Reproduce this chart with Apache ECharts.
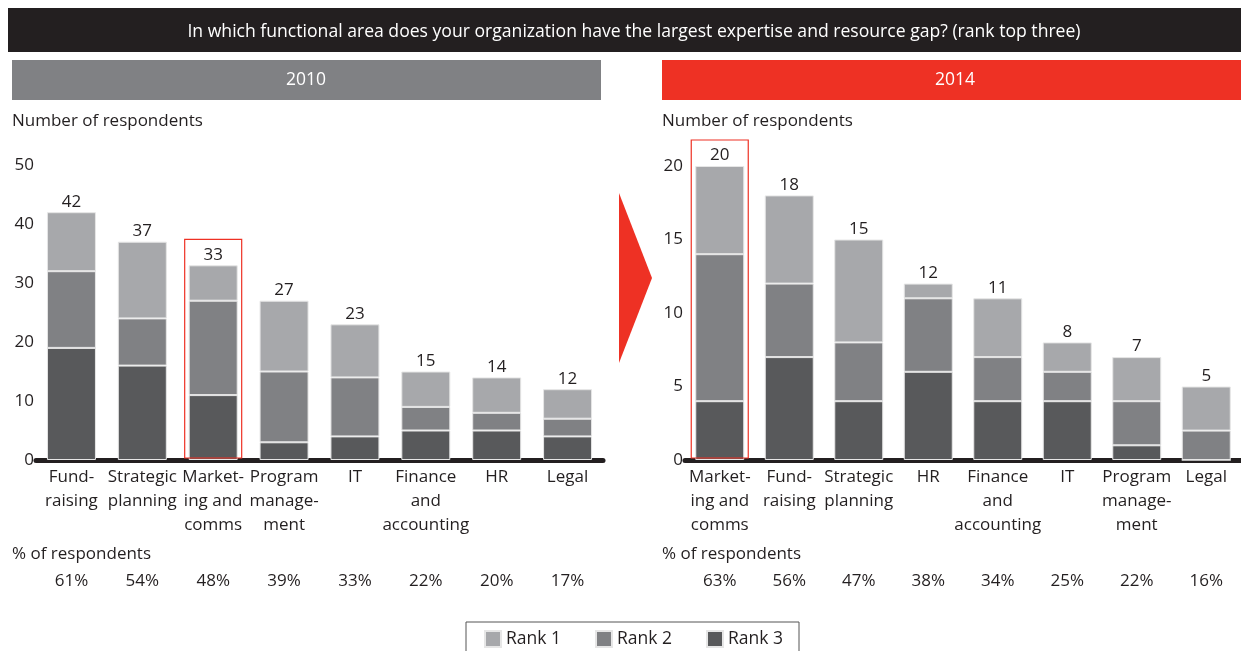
<!DOCTYPE html>
<html>
<head>
<meta charset="utf-8">
<script src="https://cdn.jsdelivr.net/npm/echarts@6/dist/echarts.min.js"></script>
<style>
html,body{margin:0;padding:0;background:#fff;}
#chart{width:1241px;height:651px;}
</style>
</head>
<body>
<div id="chart"></div>
<script>
// ---------- DATA ----------
const categories2010 = ['Fund-\nraising','Strategic\nplanning','Market-\ning and\ncomms','Program\nmanage-\nment','IT','Finance\nand\naccounting','HR','Legal'];
const rank1_2010 = [10,13,6,12,9,6,6,5];
const rank2_2010 = [13,8,16,12,10,4,3,3];
const rank3_2010 = [19,16,11,3,4,5,5,4];
const totals2010 = [42,37,33,27,23,15,14,12];
const pct2010 = ['61%','54%','48%','39%','33%','22%','20%','17%'];

const categories2014 = ['Market-\ning and\ncomms','Fund-\nraising','Strategic\nplanning','HR','Finance\nand\naccounting','IT','Program\nmanage-\nment','Legal'];
const rank1_2014 = [6,6,7,1,4,2,3,3];
const rank2_2014 = [10,5,4,5,3,2,3,2];
const rank3_2014 = [4,7,4,6,4,4,1,0];
const totals2014 = [20,18,15,12,11,8,7,5];
const pct2014 = ['63%','56%','47%','38%','34%','25%','22%','16%'];

const yTicks2010 = {min:0, max:50, interval:10};
const yTicks2014 = {min:0, max:20, interval:5};
const highlight2010 = 2;
const highlight2014 = 0;

// ---------- STYLE ----------
const FONT = 'Open Sans';
const TXT = '#231f20';
const C1 = '#a7a8ab', C2 = '#808184', C3 = '#58595b';
const RED = '#ee3124';

const chart = echarts.init(document.getElementById('chart'), null, {renderer:'canvas'});

function catAxis(gi, data, pct) {
  return [
    {type:'category', gridIndex:gi, data:data,
     axisLine:{show:true, lineStyle:{color:TXT, width:5}},
     axisTick:{show:false},
     axisLabel:{fontFamily:FONT, fontSize:17, color:TXT, lineHeight:24, margin:5, verticalAlign:'top', interval:0}},
    {type:'category', gridIndex:gi, data:pct, position:'bottom', offset:109,
     axisLine:{show:false}, axisTick:{show:false},
     axisLabel:{fontFamily:FONT, fontSize:17, color:TXT, margin:4, verticalAlign:'top', interval:0}}
  ];
}
function valAxis(gi, t) {
  return {type:'value', gridIndex:gi, min:t.min, max:t.max, interval:t.interval,
    axisLine:{show:false}, axisTick:{show:false}, splitLine:{show:false},
    axisLabel:{fontFamily:FONT, fontSize:17, color:TXT, margin:2, align:'right'}};
}
function seriesFor(gi, r1, r2, r3, totals) {
  const xi = gi*2, yi = gi;
  const common = {type:'bar', stack:'s'+gi, xAxisIndex:xi, yAxisIndex:yi, barWidth:49};
  return [
    Object.assign({}, common, {name:'Rank 3', data:r3, itemStyle:{color:C3, borderColor:'#e6e6e6', borderWidth:1}}),
    Object.assign({}, common, {name:'Rank 2', data:r2, itemStyle:{color:C2, borderColor:'#e6e6e6', borderWidth:1}}),
    Object.assign({}, common, {name:'Rank 1', data:r1, itemStyle:{color:C1, borderColor:'#e6e6e6', borderWidth:1},
      label:{show:true, position:'top', distance:2, fontFamily:FONT, fontSize:17, color:TXT,
        formatter:(p)=>String(totals[p.dataIndex])}})
  ];
}

const staticGraphics = [
  {type:'rect', id:'titleBar', shape:{x:8,y:8,width:1233,height:44}, style:{fill:TXT}},
  {type:'text', id:'titleText', x:634, y:32, style:{text:'In which functional area does your organization have the largest expertise and resource gap? (rank top three)',
    fill:'#fff', font:'17.6px "'+FONT+'"', textAlign:'center', textVerticalAlign:'middle'}},
  {type:'rect', id:'h2010', shape:{x:12,y:60,width:589,height:40}, style:{fill:C2}},
  {type:'text', id:'t2010', x:306, y:80, style:{text:'2010', fill:'#fff', font:'17.5px "'+FONT+'"', textAlign:'center', textVerticalAlign:'middle'}},
  {type:'rect', id:'h2014', shape:{x:662,y:60,width:579,height:40}, style:{fill:RED}},
  {type:'text', id:'t2014', x:955, y:80, style:{text:'2014', fill:'#fff', font:'17.5px "'+FONT+'"', textAlign:'center', textVerticalAlign:'middle'}},
  {type:'text', id:'n2010', x:12, y:121, style:{text:'Number of respondents', fill:TXT, font:'17px "'+FONT+'"', textAlign:'left', textVerticalAlign:'middle'}},
  {type:'text', id:'n2014', x:662, y:121, style:{text:'Number of respondents', fill:TXT, font:'17px "'+FONT+'"', textAlign:'left', textVerticalAlign:'middle'}},
  {type:'text', id:'p2010', x:12, y:554, style:{text:'% of respondents', fill:TXT, font:'17px "'+FONT+'"', textAlign:'left', textVerticalAlign:'middle'}},
  {type:'text', id:'p2014', x:662, y:554, style:{text:'% of respondents', fill:TXT, font:'17px "'+FONT+'"', textAlign:'left', textVerticalAlign:'middle'}},
  {type:'polygon', id:'arrow', shape:{points:[[619,193],[652,278],[619,363]]}, style:{fill:RED}}
];

const option = {
  animation:false,
  backgroundColor:'#fff',
  textStyle:{fontFamily:FONT},
  grid:[
    {left:36, width:567, top:165, bottom:191},
    {left:685, width:565, top:166, bottom:191}
  ],
  xAxis:[].concat(catAxis(0, categories2010, pct2010), catAxis(1, categories2014, pct2014)),
  yAxis:[valAxis(0, yTicks2010), valAxis(1, yTicks2014)],
  legend:{data:['Rank 1','Rank 2','Rank 3'], left:466, top:622, orient:'horizontal',
    icon:'rect', itemWidth:16, itemHeight:16, itemGap:34,
    borderColor:'#555', borderWidth:1, padding:[8,16,14,18],
    textStyle:{fontFamily:FONT, fontSize:17.5, color:TXT}},
  series:[].concat(seriesFor(0, rank1_2010, rank2_2010, rank3_2010, totals2010),
                   seriesFor(1, rank1_2014, rank2_2014, rank3_2014, totals2014)),
  graphic:staticGraphics
};
chart.setOption(option);

function boxFor(id, gi, idx, total) {
  const top = chart.convertToPixel({xAxisIndex:gi*2, yAxisIndex:gi}, [idx, total]);
  const base = chart.convertToPixel({xAxisIndex:gi*2, yAxisIndex:gi}, [idx, 0]);
  const x = top[0]-28.5, y = top[1]-26;
  return {type:'rect', id:id, z:10, shape:{x:x, y:y, width:57, height:base[1]-y-2},
    style:{fill:'none', stroke:RED, lineWidth:1.2}};
}
chart.setOption({graphic: staticGraphics.concat([
  boxFor('box2010', 0, highlight2010, totals2010[highlight2010]),
  boxFor('box2014', 1, highlight2014, totals2014[highlight2014])
])});
</script>
</body>
</html>
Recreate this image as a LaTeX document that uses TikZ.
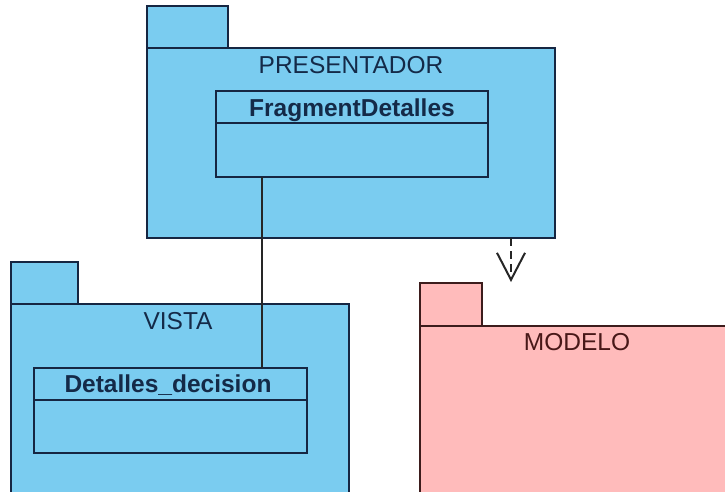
\documentclass[tikz,border=0pt]{standalone}
\usepackage{fontspec}
\setmainfont{Liberation Sans}
\usetikzlibrary{arrows.meta}
\definecolor{pkgblue}{RGB}{122,204,240}
\definecolor{pkgblueline}{RGB}{22,38,66}
\definecolor{pkgpink}{RGB}{255,187,187}
\definecolor{pkgpinkline}{RGB}{60,28,28}
\definecolor{bluetext}{RGB}{20,42,72}
\definecolor{pinktext}{RGB}{72,24,24}
\begin{document}
\begin{tikzpicture}[x=1pt,y=-1pt,
  box/.style={draw, line width=2pt, inner sep=0pt, outer sep=0pt, anchor=north west},
  bluebox/.style={box, fill=pkgblue, draw=pkgblueline},
  pinkbox/.style={box, fill=pkgpink, draw=pkgpinkline},
  ptitle/.style={font=\fontsize{24.5}{28}\selectfont, text=bluetext, inner sep=0pt, anchor=base},
  mtitle/.style={font=\fontsize{24.5}{28}\selectfont, text=pinktext, inner sep=0pt, anchor=base},
  ctitle/.style={font=\fontsize{24.5}{28}\selectfont\bfseries, text=bluetext, inner sep=0pt, anchor=base},
  divider/.style={draw=pkgblueline, line width=2pt},
  assoc/.style={draw=black!85, line width=2pt},
  dep/.style={draw=black!85, line width=2pt, dash pattern=on 8pt off 5pt,
    -{Straight Barb[length=27pt,width=28pt,line width=2pt]}}]
\useasboundingbox (0,0) rectangle (725,492);
\clip (0,0) rectangle (725,492);
\fill[white] (0,0) rectangle (725,492);

% PRESENTADOR package
\node[bluebox, minimum width=81pt, minimum height=42pt] (prestab) at (147,6) {};
\node[bluebox, minimum width=408pt, minimum height=190pt] (pres) at (147,48) {};
\node[ptitle] (prestitle) at (351,74) {PRESENTADOR};
\node[bluebox, minimum width=272pt, minimum height=86pt] (frag) at (216,91) {};
\draw[divider] ([yshift=-32pt]frag.north west) -- ([yshift=-32pt]frag.north east);
\node[ctitle] (fragtitle) at (352,117) {FragmentDetalles};

% VISTA package
\node[bluebox, minimum width=67pt, minimum height=42pt] (vistatab) at (11,262) {};
\node[bluebox, minimum width=338pt, minimum height=260pt] (vista) at (11,304) {};
\node[ptitle] (vistatitle) at (178,329) {VISTA};
\node[bluebox, minimum width=273pt, minimum height=85pt] (detd) at (34,368) {};
\draw[divider] ([yshift=-32pt]detd.north west) -- ([yshift=-32pt]detd.north east);
\node[ctitle] (detdtitle) at (168,392) {Detalles\_decision};

% MODELO package
\node[pinkbox, minimum width=62pt, minimum height=43pt] (modtab) at (420,283) {};
\node[pinkbox, minimum width=360pt, minimum height=220pt] (mod) at (420,326) {};
\node[mtitle] (modtitle) at (577,350) {MODELO};

% connectors
\coordinate (lx) at (262,0);
\draw[assoc] (frag.south -| lx) -- (detd.north -| lx);
\coordinate (ax) at (511,0);
\coordinate (atip) at (511,282);
\draw[dep] (pres.south -| ax) -- (atip);
\end{tikzpicture}
\end{document}
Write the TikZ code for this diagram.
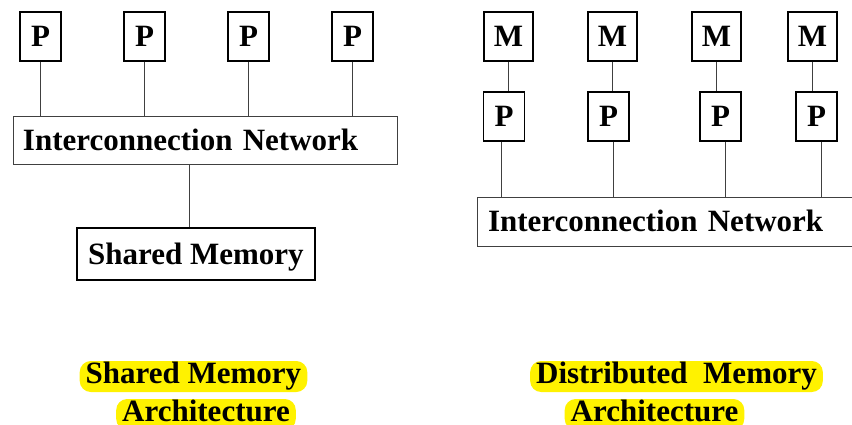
\documentclass[tikz,border=0pt]{standalone}
\usepackage{fontspec}
\setmainfont{Liberation Serif}
\begin{document}
\begin{tikzpicture}[x=1pt,y=-1pt,
  lbl/.style={font=\bfseries\fontsize{31}{31}\selectfont, text height=20.5pt, text depth=0pt, inner sep=0pt},
  unitbox/.style={lbl, draw=black, line width=1.1pt, minimum height=49pt},
  netbox/.style={lbl, draw=black!75, line width=0.9pt, align=left},
  wire/.style={draw=black!75, line width=0.9pt},
  hilite/.style={font=\bfseries\fontsize{31}{31}\selectfont, fill=yellow, rounded corners=11pt,
                 inner xsep=6pt, inner ysep=0pt, text height=22pt, text depth=9pt, anchor=base}
]
\useasboundingbox (0,0) rectangle (852,425);

% ---- shared memory architecture ----
\foreach \i/\x in {1/40.5, 2/144.5, 3/248.5, 4/352.5}
  \node[unitbox, minimum width=41pt] (sp\i) at (\x,36.5) {P};
\node[netbox, minimum height=48pt, inner xsep=10pt, text width=364pt] (snet) at (205,140)
  {Interconnection Network};
\node[lbl, draw=black, line width=2.5pt, minimum width=238pt, minimum height=52pt] (smem) at (196,254)
  {Shared Memory};
\foreach \i in {1,...,4}
  \draw[wire] (sp\i.south) -- (sp\i.south |- snet.north);
\draw[wire] ([xshift=-7pt]smem.north) -- ([xshift=-7pt]smem.north |- snet.south);

% ---- distributed memory architecture ----
\foreach \i/\x in {1/508.5, 2/612.5, 3/716.5, 4/812.5}
  \node[unitbox, minimum width=49pt] (dm\i) at (\x,36.5) {M};
\foreach \i/\x in {1/504, 2/608.5, 3/720.5, 4/816.5}
  \node[unitbox, minimum width=41pt] (dp\i) at (\x,116.5) {P};
\node[netbox, minimum height=49pt, inner xsep=11pt, text width=353pt] (dnet) at (664.5,221.5)
  {Interconnection Network};
\foreach \i in {1,...,4}
  \draw[wire] (dm\i.south) -- (dm\i.south |- dp\i.north);
% processor-to-network taps sit a little off the box centres
\foreach \i/\dx in {1/-3, 2/4.5, 3/4.5, 4/4.5}
  \draw[wire] ([xshift=\dx pt]dp\i.south) -- ([xshift=\dx pt]dp\i.south |- dnet.north);

% ---- captions ----
\node[hilite] (cap1a) at (193.5,383) {Shared Memory};
\node[hilite] (cap1b) at (206,421) {Architecture};
\node[hilite] (cap2a) at (676.5,383) {Distributed~~Memory};
\node[hilite] (cap2b) at (654.5,421) {Architecture};
\end{tikzpicture}
\end{document}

__SET PROBLEM__:
Reproduce the data above exactly, but only from the line containing "Write the TikZ code for this diagram." through the line containing "(0,0) rectangle (852,425);"; skip the pictures.

__FINAL RESULT__:
Write the TikZ code for this diagram.
\documentclass[tikz,border=0pt]{standalone}
\usepackage{fontspec}
\setmainfont{Liberation Serif}
\begin{document}
\begin{tikzpicture}[x=1pt,y=-1pt,
  lbl/.style={font=\bfseries\fontsize{31}{31}\selectfont, text height=20.5pt, text depth=0pt, inner sep=0pt},
  unitbox/.style={lbl, draw=black, line width=1.1pt, minimum height=49pt},
  netbox/.style={lbl, draw=black!75, line width=0.9pt, align=left},
  wire/.style={draw=black!75, line width=0.9pt},
  hilite/.style={font=\bfseries\fontsize{31}{31}\selectfont, fill=yellow, rounded corners=11pt,
                 inner xsep=6pt, inner ysep=0pt, text height=22pt, text depth=9pt, anchor=base}
]
\useasboundingbox (0,0) rectangle (852,425);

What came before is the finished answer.